* [Aim]:
Leave out the pictures and print only the lines from the one with "Emit a LaTeX" through the one with "(0,0) rectangle (1132,433);", exactly as they are.

* [Record extracts]:
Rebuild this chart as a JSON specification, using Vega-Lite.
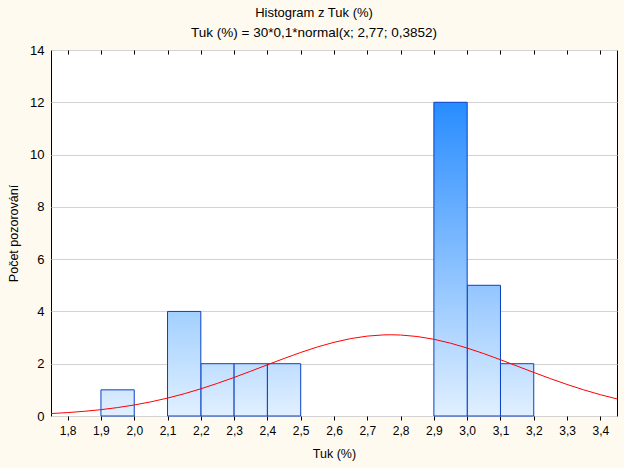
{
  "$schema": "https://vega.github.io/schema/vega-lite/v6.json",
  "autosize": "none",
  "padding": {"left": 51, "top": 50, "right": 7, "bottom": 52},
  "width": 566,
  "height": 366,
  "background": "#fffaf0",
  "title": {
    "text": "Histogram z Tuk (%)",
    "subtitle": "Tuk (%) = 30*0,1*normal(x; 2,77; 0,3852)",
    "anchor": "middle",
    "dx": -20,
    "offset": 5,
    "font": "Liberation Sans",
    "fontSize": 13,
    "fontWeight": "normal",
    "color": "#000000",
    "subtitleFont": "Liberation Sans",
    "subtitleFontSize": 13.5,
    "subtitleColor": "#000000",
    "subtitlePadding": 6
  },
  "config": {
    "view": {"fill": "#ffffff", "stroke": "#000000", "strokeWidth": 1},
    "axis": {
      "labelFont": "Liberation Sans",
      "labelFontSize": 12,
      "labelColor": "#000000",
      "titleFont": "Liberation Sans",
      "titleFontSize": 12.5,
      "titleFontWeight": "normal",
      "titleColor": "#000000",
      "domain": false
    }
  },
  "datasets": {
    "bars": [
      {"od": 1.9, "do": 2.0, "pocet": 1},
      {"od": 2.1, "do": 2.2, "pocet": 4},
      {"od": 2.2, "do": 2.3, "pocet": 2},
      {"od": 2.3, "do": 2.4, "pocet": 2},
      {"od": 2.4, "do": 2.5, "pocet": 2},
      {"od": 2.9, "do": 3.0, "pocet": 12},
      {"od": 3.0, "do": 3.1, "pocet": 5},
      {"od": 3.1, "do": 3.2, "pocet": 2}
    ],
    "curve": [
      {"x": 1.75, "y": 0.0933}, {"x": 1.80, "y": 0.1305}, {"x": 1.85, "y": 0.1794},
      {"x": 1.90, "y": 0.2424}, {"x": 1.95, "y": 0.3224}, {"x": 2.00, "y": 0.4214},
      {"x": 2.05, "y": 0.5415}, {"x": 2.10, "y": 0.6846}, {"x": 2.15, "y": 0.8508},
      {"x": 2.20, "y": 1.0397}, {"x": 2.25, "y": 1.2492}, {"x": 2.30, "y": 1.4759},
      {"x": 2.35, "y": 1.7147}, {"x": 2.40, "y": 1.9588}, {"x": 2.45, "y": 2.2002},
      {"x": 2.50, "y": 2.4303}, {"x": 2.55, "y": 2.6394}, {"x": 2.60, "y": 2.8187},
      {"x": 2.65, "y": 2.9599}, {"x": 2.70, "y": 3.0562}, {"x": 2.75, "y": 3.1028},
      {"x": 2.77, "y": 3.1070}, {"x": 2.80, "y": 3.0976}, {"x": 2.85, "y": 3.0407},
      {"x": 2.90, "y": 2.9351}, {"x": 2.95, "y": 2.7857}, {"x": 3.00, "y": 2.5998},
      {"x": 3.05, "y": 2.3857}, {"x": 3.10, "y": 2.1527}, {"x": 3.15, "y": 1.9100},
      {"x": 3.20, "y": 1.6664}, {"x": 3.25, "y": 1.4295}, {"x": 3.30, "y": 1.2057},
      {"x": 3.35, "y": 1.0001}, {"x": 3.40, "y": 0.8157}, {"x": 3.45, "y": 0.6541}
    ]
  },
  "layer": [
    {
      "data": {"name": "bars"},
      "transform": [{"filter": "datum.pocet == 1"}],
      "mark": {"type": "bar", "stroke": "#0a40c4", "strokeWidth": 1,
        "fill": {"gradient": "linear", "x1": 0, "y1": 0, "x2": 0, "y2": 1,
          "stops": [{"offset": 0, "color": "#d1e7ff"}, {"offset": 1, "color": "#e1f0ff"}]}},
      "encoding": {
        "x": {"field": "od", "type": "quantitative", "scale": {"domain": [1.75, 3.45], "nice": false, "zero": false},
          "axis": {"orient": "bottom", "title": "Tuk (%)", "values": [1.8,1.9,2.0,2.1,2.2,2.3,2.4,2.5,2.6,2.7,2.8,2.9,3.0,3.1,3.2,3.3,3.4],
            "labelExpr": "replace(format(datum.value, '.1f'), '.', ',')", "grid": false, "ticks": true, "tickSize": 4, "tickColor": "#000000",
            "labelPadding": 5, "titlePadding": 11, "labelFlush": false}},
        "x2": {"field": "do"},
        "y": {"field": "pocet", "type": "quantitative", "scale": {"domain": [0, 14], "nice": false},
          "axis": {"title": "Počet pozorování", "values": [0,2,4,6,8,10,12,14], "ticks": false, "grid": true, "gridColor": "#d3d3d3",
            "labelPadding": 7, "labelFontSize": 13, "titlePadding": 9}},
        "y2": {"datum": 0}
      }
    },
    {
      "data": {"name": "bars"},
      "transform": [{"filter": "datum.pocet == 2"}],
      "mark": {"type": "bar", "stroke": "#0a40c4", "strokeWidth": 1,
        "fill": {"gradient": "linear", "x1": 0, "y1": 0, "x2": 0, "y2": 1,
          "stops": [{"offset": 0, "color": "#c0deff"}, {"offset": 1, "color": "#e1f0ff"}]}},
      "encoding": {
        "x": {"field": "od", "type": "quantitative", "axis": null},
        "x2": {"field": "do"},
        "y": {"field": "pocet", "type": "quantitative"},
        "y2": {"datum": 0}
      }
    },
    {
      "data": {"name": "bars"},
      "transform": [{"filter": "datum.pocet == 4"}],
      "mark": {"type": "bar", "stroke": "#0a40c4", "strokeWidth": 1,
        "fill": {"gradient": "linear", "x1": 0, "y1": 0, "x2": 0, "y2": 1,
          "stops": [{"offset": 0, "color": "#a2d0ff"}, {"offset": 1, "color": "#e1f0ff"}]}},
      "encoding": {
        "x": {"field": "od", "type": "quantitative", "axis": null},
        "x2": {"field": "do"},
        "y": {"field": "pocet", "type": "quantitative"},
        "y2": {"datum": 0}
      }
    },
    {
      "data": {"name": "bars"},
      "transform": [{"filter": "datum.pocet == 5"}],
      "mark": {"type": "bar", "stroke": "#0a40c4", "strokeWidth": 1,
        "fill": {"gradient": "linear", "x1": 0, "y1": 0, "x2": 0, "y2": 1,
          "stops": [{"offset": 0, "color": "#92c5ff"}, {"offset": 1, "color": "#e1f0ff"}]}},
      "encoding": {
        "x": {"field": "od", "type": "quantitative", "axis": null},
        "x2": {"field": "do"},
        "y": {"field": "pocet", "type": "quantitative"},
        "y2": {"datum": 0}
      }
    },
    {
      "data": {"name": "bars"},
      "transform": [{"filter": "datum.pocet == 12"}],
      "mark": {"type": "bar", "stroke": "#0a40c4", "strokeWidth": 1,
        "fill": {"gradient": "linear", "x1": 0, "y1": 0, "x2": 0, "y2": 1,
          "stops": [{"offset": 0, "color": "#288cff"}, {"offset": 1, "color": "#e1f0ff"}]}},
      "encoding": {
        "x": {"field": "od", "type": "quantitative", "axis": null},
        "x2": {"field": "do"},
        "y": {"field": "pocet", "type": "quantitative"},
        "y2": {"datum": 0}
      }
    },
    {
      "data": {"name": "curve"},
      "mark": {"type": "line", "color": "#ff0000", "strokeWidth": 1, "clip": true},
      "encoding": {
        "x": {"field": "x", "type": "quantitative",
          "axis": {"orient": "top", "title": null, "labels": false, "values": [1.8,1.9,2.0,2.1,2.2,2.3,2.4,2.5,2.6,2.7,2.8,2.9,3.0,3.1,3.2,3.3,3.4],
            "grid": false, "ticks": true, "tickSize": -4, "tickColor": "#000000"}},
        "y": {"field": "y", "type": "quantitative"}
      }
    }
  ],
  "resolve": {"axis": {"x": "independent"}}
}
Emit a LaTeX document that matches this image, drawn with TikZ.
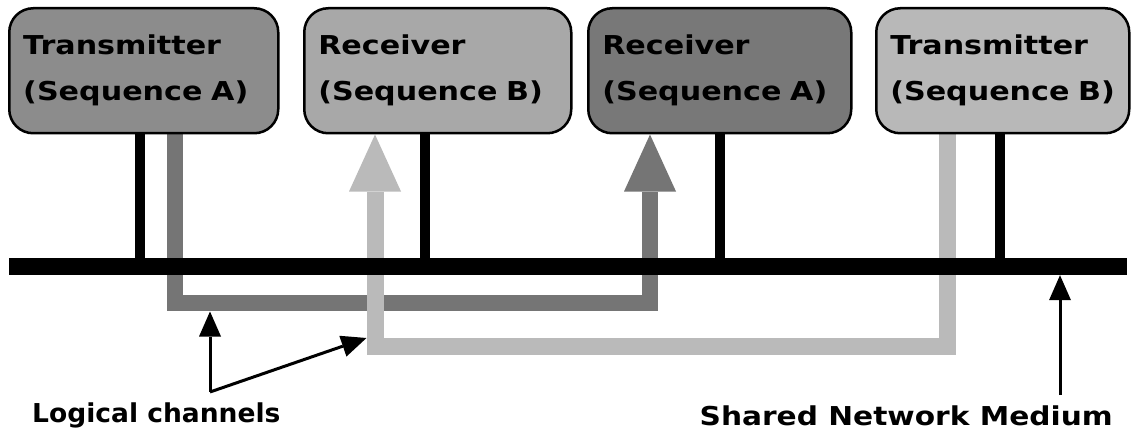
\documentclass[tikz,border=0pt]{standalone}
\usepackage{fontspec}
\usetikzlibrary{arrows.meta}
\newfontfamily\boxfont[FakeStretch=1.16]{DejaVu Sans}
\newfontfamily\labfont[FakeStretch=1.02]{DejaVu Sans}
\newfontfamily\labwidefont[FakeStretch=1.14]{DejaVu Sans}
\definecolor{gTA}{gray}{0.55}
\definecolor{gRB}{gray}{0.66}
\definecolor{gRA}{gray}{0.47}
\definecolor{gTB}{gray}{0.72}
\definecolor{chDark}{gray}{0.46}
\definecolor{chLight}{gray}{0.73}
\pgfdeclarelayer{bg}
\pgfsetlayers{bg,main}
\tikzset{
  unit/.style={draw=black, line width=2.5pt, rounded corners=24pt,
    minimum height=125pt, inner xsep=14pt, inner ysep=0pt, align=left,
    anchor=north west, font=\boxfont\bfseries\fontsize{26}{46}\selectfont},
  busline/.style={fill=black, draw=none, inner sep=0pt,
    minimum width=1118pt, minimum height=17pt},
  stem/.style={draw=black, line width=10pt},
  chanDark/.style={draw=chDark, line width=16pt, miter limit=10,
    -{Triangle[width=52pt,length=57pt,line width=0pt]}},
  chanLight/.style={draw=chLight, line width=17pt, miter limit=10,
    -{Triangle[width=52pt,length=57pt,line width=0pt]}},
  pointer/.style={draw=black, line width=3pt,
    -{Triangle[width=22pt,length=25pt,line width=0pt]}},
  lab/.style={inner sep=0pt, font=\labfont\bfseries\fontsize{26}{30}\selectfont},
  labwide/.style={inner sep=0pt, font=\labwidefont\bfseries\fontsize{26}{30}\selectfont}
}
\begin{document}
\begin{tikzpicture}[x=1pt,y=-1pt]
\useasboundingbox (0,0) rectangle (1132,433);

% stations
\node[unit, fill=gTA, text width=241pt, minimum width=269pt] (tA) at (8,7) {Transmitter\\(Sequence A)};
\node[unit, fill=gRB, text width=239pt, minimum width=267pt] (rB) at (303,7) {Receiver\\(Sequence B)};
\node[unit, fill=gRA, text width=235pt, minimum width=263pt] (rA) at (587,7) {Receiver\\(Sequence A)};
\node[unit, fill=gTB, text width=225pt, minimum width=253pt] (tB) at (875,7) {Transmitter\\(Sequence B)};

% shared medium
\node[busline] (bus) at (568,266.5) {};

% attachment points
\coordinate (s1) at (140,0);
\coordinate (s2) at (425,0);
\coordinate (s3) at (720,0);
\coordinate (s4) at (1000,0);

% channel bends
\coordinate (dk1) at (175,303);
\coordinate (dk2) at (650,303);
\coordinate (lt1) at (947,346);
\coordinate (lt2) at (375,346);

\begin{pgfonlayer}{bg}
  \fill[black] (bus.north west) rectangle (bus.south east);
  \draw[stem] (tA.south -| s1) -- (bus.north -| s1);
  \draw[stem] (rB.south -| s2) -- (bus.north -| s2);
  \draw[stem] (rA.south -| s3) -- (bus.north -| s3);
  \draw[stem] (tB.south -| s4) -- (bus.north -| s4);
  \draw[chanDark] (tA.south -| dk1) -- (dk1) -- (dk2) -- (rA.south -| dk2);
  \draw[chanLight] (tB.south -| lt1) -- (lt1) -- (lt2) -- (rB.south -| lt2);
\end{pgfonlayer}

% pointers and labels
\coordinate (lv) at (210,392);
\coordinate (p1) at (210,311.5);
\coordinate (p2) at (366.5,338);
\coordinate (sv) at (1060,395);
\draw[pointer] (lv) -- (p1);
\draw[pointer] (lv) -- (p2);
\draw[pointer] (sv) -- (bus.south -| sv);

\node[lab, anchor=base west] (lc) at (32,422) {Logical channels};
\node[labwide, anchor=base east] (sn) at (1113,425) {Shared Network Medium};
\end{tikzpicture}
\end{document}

* [Task response]:
Emit a LaTeX document that matches this image, drawn with TikZ.
\documentclass[tikz,border=0pt]{standalone}
\usepackage{fontspec}
\usetikzlibrary{arrows.meta}
\newfontfamily\boxfont[FakeStretch=1.16]{DejaVu Sans}
\newfontfamily\labfont[FakeStretch=1.02]{DejaVu Sans}
\newfontfamily\labwidefont[FakeStretch=1.14]{DejaVu Sans}
\definecolor{gTA}{gray}{0.55}
\definecolor{gRB}{gray}{0.66}
\definecolor{gRA}{gray}{0.47}
\definecolor{gTB}{gray}{0.72}
\definecolor{chDark}{gray}{0.46}
\definecolor{chLight}{gray}{0.73}
\pgfdeclarelayer{bg}
\pgfsetlayers{bg,main}
\tikzset{
  unit/.style={draw=black, line width=2.5pt, rounded corners=24pt,
    minimum height=125pt, inner xsep=14pt, inner ysep=0pt, align=left,
    anchor=north west, font=\boxfont\bfseries\fontsize{26}{46}\selectfont},
  busline/.style={fill=black, draw=none, inner sep=0pt,
    minimum width=1118pt, minimum height=17pt},
  stem/.style={draw=black, line width=10pt},
  chanDark/.style={draw=chDark, line width=16pt, miter limit=10,
    -{Triangle[width=52pt,length=57pt,line width=0pt]}},
  chanLight/.style={draw=chLight, line width=17pt, miter limit=10,
    -{Triangle[width=52pt,length=57pt,line width=0pt]}},
  pointer/.style={draw=black, line width=3pt,
    -{Triangle[width=22pt,length=25pt,line width=0pt]}},
  lab/.style={inner sep=0pt, font=\labfont\bfseries\fontsize{26}{30}\selectfont},
  labwide/.style={inner sep=0pt, font=\labwidefont\bfseries\fontsize{26}{30}\selectfont}
}
\begin{document}
\begin{tikzpicture}[x=1pt,y=-1pt]
\useasboundingbox (0,0) rectangle (1132,433);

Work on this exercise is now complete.